WHAT THE EXERCISE ASKS> Pictures appear in the records below; write out everything else exactly.

☆ ☆ ☆

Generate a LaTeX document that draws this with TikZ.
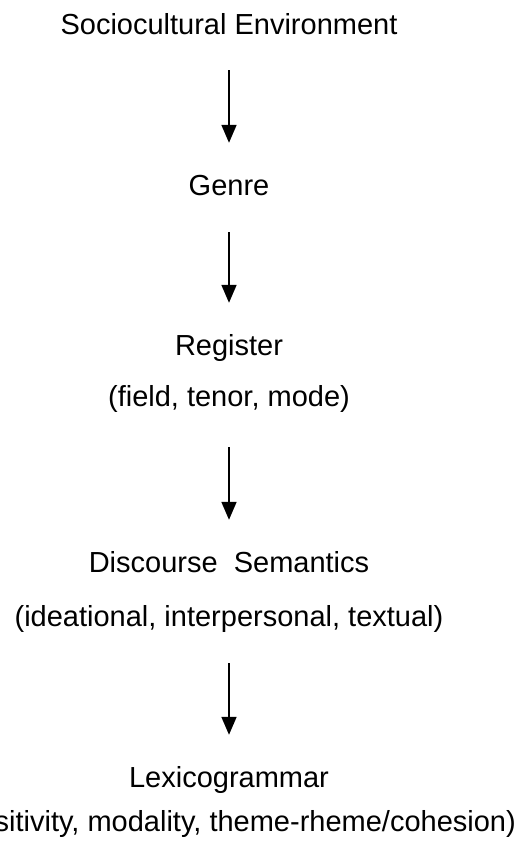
\documentclass[tikz,border=0pt]{standalone}
\usepackage{fontspec}
\setmainfont{Liberation Sans}
\usetikzlibrary{arrows.meta}
\begin{document}
\begin{tikzpicture}[x=1pt,y=1pt,
  lbl/.style={anchor=base,inner sep=0pt,text height=21pt,text depth=6pt,font=\fontsize{29}{34}\selectfont},
  flow/.style={line width=1.8pt,-{Triangle[length=18pt,width=15pt]}}]
\useasboundingbox (0,0) rectangle (525,-849);
\node[lbl] (soc) at (229,-34) {Sociocultural Environment};
\node[lbl] (gen) at (229,-195) {Genre};
\node[lbl] (reg) at (229,-355) {Register};
\node[lbl] (regs) at (229,-406) {(field, tenor, mode)};
\node[lbl] (dis) at (229,-572) {Discourse\ \ Semantics};
\node[lbl] (diss) at (229,-626) {(ideational, interpersonal, textual)};
\node[lbl] (lex) at (229,-787) {Lexicogrammar};
\node[lbl,anchor=base east] (lexs) at (516,-831) {sitivity, modality, theme-rheme/cohesion)};
\draw[flow,shorten <=30pt,shorten >=31pt] (soc.south) -- (gen.north);
\draw[flow,shorten <=31pt,shorten >=31pt] (gen.south) -- (reg.north);
\draw[flow,shorten <=35pt,shorten >=31pt] (regs.south) -- (dis.north);
\draw[flow,shorten <=31pt,shorten >=31pt] (diss.south) -- (lex.north);
\end{tikzpicture}
\end{document}
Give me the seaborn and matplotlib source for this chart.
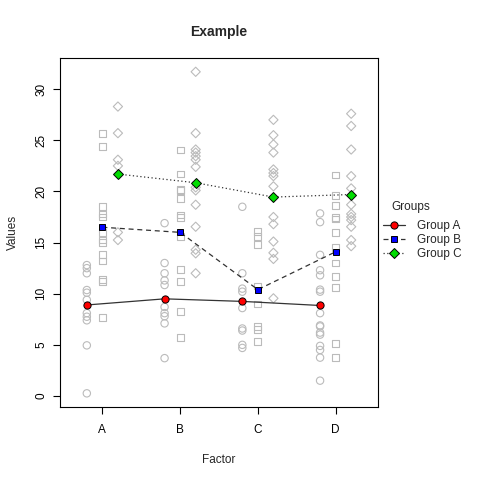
import matplotlib
matplotlib.use("Agg")
import matplotlib.pyplot as plt
from matplotlib.lines import Line2D
import seaborn as sns
import pandas as pd
import numpy as np

categories = ["A", "B", "C", "D"]
groups = ["Group A", "Group B", "Group C"]

group_a = {
    "A": [12.8, 12.5, 12.0, 10.36, 10.1, 9.4, 8.1, 7.75, 7.4, 4.95, 0.26],
    "B": [16.9, 13.0, 12.0, 11.3, 10.85, 8.7, 8.1, 7.8, 7.1, 3.7],
    "C": [18.5, 12.0, 10.5, 10.2, 8.6, 6.6, 6.4, 5.0, 4.7],
    "D": [17.85, 17.0, 13.8, 12.3, 11.8, 10.4, 10.2, 8.1, 6.9, 6.8, 6.2, 6.0, 4.9, 4.5, 3.75, 1.5],
}
group_b = {
    "A": [25.7, 24.4, 18.5, 17.8, 17.5, 16.0, 15.25, 15.0, 13.85, 13.2, 11.4, 11.2, 7.65],
    "B": [24.05, 21.7, 20.2, 20.1, 19.3, 17.7, 17.45, 15.6, 12.4, 11.2, 8.3, 5.7],
    "C": [16.1, 15.6, 14.8, 10.75, 9.0, 6.8, 6.5, 5.3],
    "D": [21.6, 19.6, 18.6, 17.45, 17.3, 16.0, 14.5, 13.0, 11.7, 10.6, 5.15, 3.8],
}
group_c = {
    "A": [28.3, 25.7, 23.1, 22.5, 16.0, 15.25],
    "B": [31.7, 25.7, 24.1, 23.8, 23.45, 23.1, 22.4, 20.4, 20.1, 18.7, 16.55, 14.3, 13.95, 12.0],
    "C": [27.0, 25.5, 24.6, 23.8, 22.15, 21.8, 21.5, 20.5, 17.5, 16.8, 15.1, 14.0, 13.4, 9.55],
    "D": [27.6, 26.4, 24.1, 21.5, 20.3, 18.7, 17.8, 17.5, 17.2, 16.55, 15.25, 14.65],
}
# group means
means_a = [8.9, 9.5, 9.25, 8.85]
means_b = [16.5, 16.0, 10.4, 14.1]
means_c = [21.7, 20.85, 19.45, 19.7]

raw = [group_a, group_b, group_c]
means = [means_a, means_b, means_c]
offsets = [-0.2, 0.0, 0.2]
open_markers = ["o", "s", "D"]
open_sizes = [28, 24, 22]
fill_colors = ["#FF0000", "#0000FF", "#00DD00"]
line_styles = ["-", (0, (4, 3)), (0, (1, 2))]
mean_sizes = [5.2, 4.8, 4.8]

sns.set_style("white")
plt.rcParams["font.family"] = ["Liberation Sans", "DejaVu Sans"]

fig = plt.figure(figsize=(4.8, 4.8), dpi=100)
ax = fig.add_axes([0.125, 0.152, 0.6625, 0.727])

for gi, (gdict, off) in enumerate(zip(raw, offsets)):
    rows = []
    for ci, cat in enumerate(categories):
        for v in gdict[cat]:
            rows.append({"x": ci + 1 + off, "value": v})
    df = pd.DataFrame(rows)
    sns.scatterplot(data=df, x="x", y="value", marker=open_markers[gi],
                    s=open_sizes[gi], facecolors="none", edgecolor="#BBBBBB",
                    linewidth=0.8, ax=ax, legend=False, zorder=2)

handles = []
for gi in range(3):
    dfm = pd.DataFrame({"x": np.arange(1, 5) + offsets[gi], "value": means[gi]})
    sns.lineplot(data=dfm, x="x", y="value", color="#333333", linewidth=0.9,
                 linestyle=line_styles[gi], marker=open_markers[gi],
                 markersize=mean_sizes[gi], markerfacecolor=fill_colors[gi],
                 markeredgecolor="black", markeredgewidth=0.7, ax=ax, zorder=3,
                 legend=False)
    handles.append(Line2D([0], [0], color="#333333", linewidth=0.9,
                          linestyle=line_styles[gi], marker=open_markers[gi],
                          markersize=mean_sizes[gi],
                          markerfacecolor=fill_colors[gi], markeredgecolor="black",
                          markeredgewidth=0.7))

ax.set_xlim(0.455, 4.545)
ax.set_ylim(-1.08, 33.04)
ax.set_xticks([1, 2, 3, 4])
ax.set_xticklabels(categories)
ax.set_yticks([0, 5, 10, 15, 20, 25, 30])
ax.set_yticklabels(["0", "5", "10", "15", "20", "25", "30"], rotation=90, va="center")
ax.tick_params(axis="both", direction="out", length=5, width=0.8, labelsize=8.5,
               bottom=True, left=True, colors="black")
ax.tick_params(axis="x", pad=7.5)
ax.tick_params(axis="y", pad=4)
for s in ax.spines.values():
    s.set_color("black")
    s.set_linewidth(0.8)

ax.set_xlabel("Factor", fontsize=8.5, labelpad=13)
ax.set_ylabel("Values", fontsize=8.5, labelpad=12)
ax.set_title("Example", fontsize=10, fontweight="bold", pad=16)

leg = ax.legend(handles, groups, loc="center left",
                bbox_to_anchor=(1.0, 0.4785), frameon=False, fontsize=8.5,
                handlelength=1.9, handletextpad=1.0, borderaxespad=0.0,
                labelspacing=0.2)
fig.text(411 / 480, 1 - 207 / 480, "Groups", fontsize=8.5, ha="center", va="center")

fig.savefig("out.png", dpi=100)
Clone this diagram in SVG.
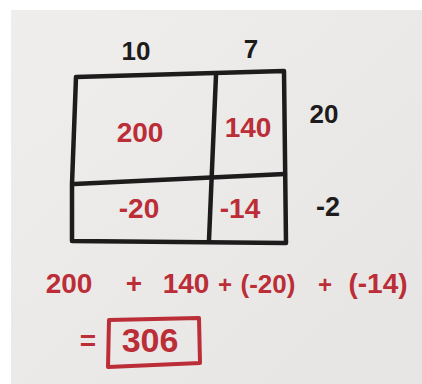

☆ ☆ ☆

TASK ANSWER>
Generate a LaTeX document that draws this with TikZ.
\documentclass[tikz,border=0pt]{standalone}
\usepackage{fontspec}
\setmainfont{Liberation Sans}
\usetikzlibrary{arrows.meta}
\begin{document}
\begin{tikzpicture}[x=1pt,y=1pt,
  lbl/.style={anchor=base,inner sep=0pt,text height=21pt,text depth=6pt,font=\fontsize{29}{34}\selectfont},
  flow/.style={line width=1.8pt,-{Triangle[length=18pt,width=15pt]}}]
\useasboundingbox (0,0) rectangle (525,-849);
\node[lbl] (soc) at (229,-34) {Sociocultural Environment};
\node[lbl] (gen) at (229,-195) {Genre};
\node[lbl] (reg) at (229,-355) {Register};
\node[lbl] (regs) at (229,-406) {(field, tenor, mode)};
\node[lbl] (dis) at (229,-572) {Discourse\ \ Semantics};
\node[lbl] (diss) at (229,-626) {(ideational, interpersonal, textual)};
\node[lbl] (lex) at (229,-787) {Lexicogrammar};
\node[lbl,anchor=base east] (lexs) at (516,-831) {sitivity, modality, theme-rheme/cohesion)};
\draw[flow,shorten <=30pt,shorten >=31pt] (soc.south) -- (gen.north);
\draw[flow,shorten <=31pt,shorten >=31pt] (gen.south) -- (reg.north);
\draw[flow,shorten <=35pt,shorten >=31pt] (regs.south) -- (dis.north);
\draw[flow,shorten <=31pt,shorten >=31pt] (diss.south) -- (lex.north);
\end{tikzpicture}
\end{document}
Give me the seaborn and matplotlib source for this chart.
import matplotlib
matplotlib.use("Agg")
import matplotlib.pyplot as plt
from matplotlib.lines import Line2D
import seaborn as sns
import pandas as pd
import numpy as np

categories = ["A", "B", "C", "D"]
groups = ["Group A", "Group B", "Group C"]

group_a = {
    "A": [12.8, 12.5, 12.0, 10.36, 10.1, 9.4, 8.1, 7.75, 7.4, 4.95, 0.26],
    "B": [16.9, 13.0, 12.0, 11.3, 10.85, 8.7, 8.1, 7.8, 7.1, 3.7],
    "C": [18.5, 12.0, 10.5, 10.2, 8.6, 6.6, 6.4, 5.0, 4.7],
    "D": [17.85, 17.0, 13.8, 12.3, 11.8, 10.4, 10.2, 8.1, 6.9, 6.8, 6.2, 6.0, 4.9, 4.5, 3.75, 1.5],
}
group_b = {
    "A": [25.7, 24.4, 18.5, 17.8, 17.5, 16.0, 15.25, 15.0, 13.85, 13.2, 11.4, 11.2, 7.65],
    "B": [24.05, 21.7, 20.2, 20.1, 19.3, 17.7, 17.45, 15.6, 12.4, 11.2, 8.3, 5.7],
    "C": [16.1, 15.6, 14.8, 10.75, 9.0, 6.8, 6.5, 5.3],
    "D": [21.6, 19.6, 18.6, 17.45, 17.3, 16.0, 14.5, 13.0, 11.7, 10.6, 5.15, 3.8],
}
group_c = {
    "A": [28.3, 25.7, 23.1, 22.5, 16.0, 15.25],
    "B": [31.7, 25.7, 24.1, 23.8, 23.45, 23.1, 22.4, 20.4, 20.1, 18.7, 16.55, 14.3, 13.95, 12.0],
    "C": [27.0, 25.5, 24.6, 23.8, 22.15, 21.8, 21.5, 20.5, 17.5, 16.8, 15.1, 14.0, 13.4, 9.55],
    "D": [27.6, 26.4, 24.1, 21.5, 20.3, 18.7, 17.8, 17.5, 17.2, 16.55, 15.25, 14.65],
}
# group means
means_a = [8.9, 9.5, 9.25, 8.85]
means_b = [16.5, 16.0, 10.4, 14.1]
means_c = [21.7, 20.85, 19.45, 19.7]

raw = [group_a, group_b, group_c]
means = [means_a, means_b, means_c]
offsets = [-0.2, 0.0, 0.2]
open_markers = ["o", "s", "D"]
open_sizes = [28, 24, 22]
fill_colors = ["#FF0000", "#0000FF", "#00DD00"]
line_styles = ["-", (0, (4, 3)), (0, (1, 2))]
mean_sizes = [5.2, 4.8, 4.8]

sns.set_style("white")
plt.rcParams["font.family"] = ["Liberation Sans", "DejaVu Sans"]

fig = plt.figure(figsize=(4.8, 4.8), dpi=100)
ax = fig.add_axes([0.125, 0.152, 0.6625, 0.727])

for gi, (gdict, off) in enumerate(zip(raw, offsets)):
    rows = []
    for ci, cat in enumerate(categories):
        for v in gdict[cat]:
            rows.append({"x": ci + 1 + off, "value": v})
    df = pd.DataFrame(rows)
    sns.scatterplot(data=df, x="x", y="value", marker=open_markers[gi],
                    s=open_sizes[gi], facecolors="none", edgecolor="#BBBBBB",
                    linewidth=0.8, ax=ax, legend=False, zorder=2)

handles = []
for gi in range(3):
    dfm = pd.DataFrame({"x": np.arange(1, 5) + offsets[gi], "value": means[gi]})
    sns.lineplot(data=dfm, x="x", y="value", color="#333333", linewidth=0.9,
                 linestyle=line_styles[gi], marker=open_markers[gi],
                 markersize=mean_sizes[gi], markerfacecolor=fill_colors[gi],
                 markeredgecolor="black", markeredgewidth=0.7, ax=ax, zorder=3,
                 legend=False)
    handles.append(Line2D([0], [0], color="#333333", linewidth=0.9,
                          linestyle=line_styles[gi], marker=open_markers[gi],
                          markersize=mean_sizes[gi],
                          markerfacecolor=fill_colors[gi], markeredgecolor="black",
                          markeredgewidth=0.7))

ax.set_xlim(0.455, 4.545)
ax.set_ylim(-1.08, 33.04)
ax.set_xticks([1, 2, 3, 4])
ax.set_xticklabels(categories)
ax.set_yticks([0, 5, 10, 15, 20, 25, 30])
ax.set_yticklabels(["0", "5", "10", "15", "20", "25", "30"], rotation=90, va="center")
ax.tick_params(axis="both", direction="out", length=5, width=0.8, labelsize=8.5,
               bottom=True, left=True, colors="black")
ax.tick_params(axis="x", pad=7.5)
ax.tick_params(axis="y", pad=4)
for s in ax.spines.values():
    s.set_color("black")
    s.set_linewidth(0.8)

ax.set_xlabel("Factor", fontsize=8.5, labelpad=13)
ax.set_ylabel("Values", fontsize=8.5, labelpad=12)
ax.set_title("Example", fontsize=10, fontweight="bold", pad=16)

leg = ax.legend(handles, groups, loc="center left",
                bbox_to_anchor=(1.0, 0.4785), frameon=False, fontsize=8.5,
                handlelength=1.9, handletextpad=1.0, borderaxespad=0.0,
                labelspacing=0.2)
fig.text(411 / 480, 1 - 207 / 480, "Groups", fontsize=8.5, ha="center", va="center")

fig.savefig("out.png", dpi=100)
Clone this diagram in SVG.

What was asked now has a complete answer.